Lib Dems unveils Help to Rent

Borrowers aged 18 to 30 will be eligible to take out loans of up to £1,500 or £2,000 in London provided they are in paid employment and are not homeowners.

The cost of borrowing will be pegged to the cost of government borrowing, which currently stands at 2.5%.

The party said it will fight for the policy if it forms part of another coalition government, however it doesn’t anticipate major opposition from other parties, claiming Help to Rent will be inexpensive.

Nick Clegg, deputy prime minister and leader of the Liberal Democrats, said: "Increasingly we see young people stuck in the family home as they can't afford the upfront costs of a deposit to rent a property despite having a paid job.

"It's simply unfair that thousands of hard-working young people still have to live in the same bedroom they lived in when children.

"When you get your own job, you want to stand on your own two feet, have your own space, and not have to rely on the bank of mum and dad.

"Our Help to Rent scheme removes this barrier to young people's independence, providing access to up to £2,000 towards their tenancy deposit so they can fly the nest and rent their own space."

Loans can be paid over one or two years while once paid off they can be used for future rental properties.

The British Property Federation, a trade association for property ownership and investment, backed the Lib Dem’s proposal.

Its director of policy Ian Fletcher said: “Young renters often do not have a credit history and therefore struggle to raise a deposit.
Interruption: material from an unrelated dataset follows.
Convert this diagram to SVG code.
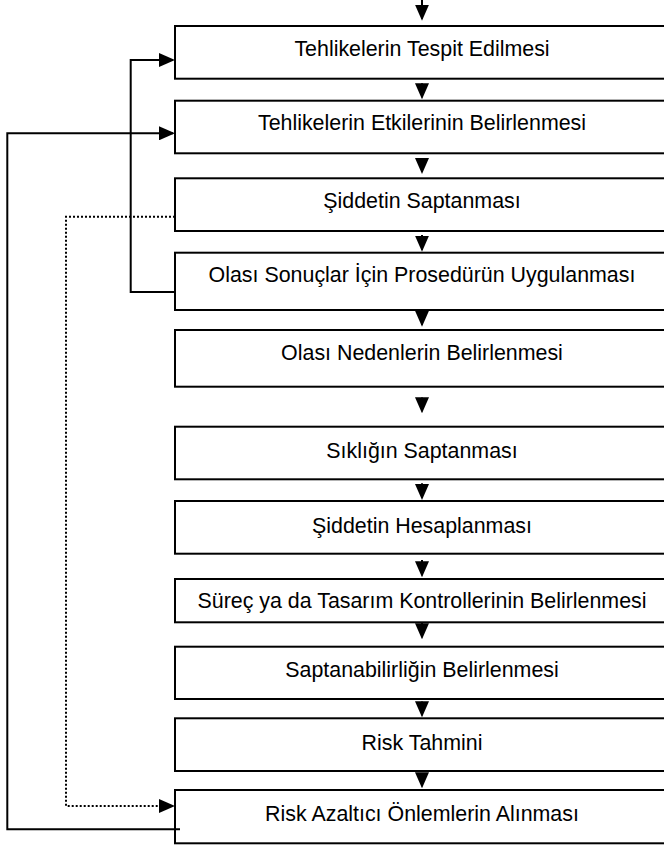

This welcome policy will help more people into their first homes and stop them having to raise funds through pay-day lenders and other risky means.

“Today’s announcement builds on the excellent work of the CBI and Shelter, who have encouraged employers to voluntarily offer loans for tenancy deposits, much like loans already offered for travel season tickets.

"Schemes such as these are also made possible by the vast majority of legitimate landlords and agents, who lower the lending risks to the state by signing up to one of three government-sourced deposit-protection schemes."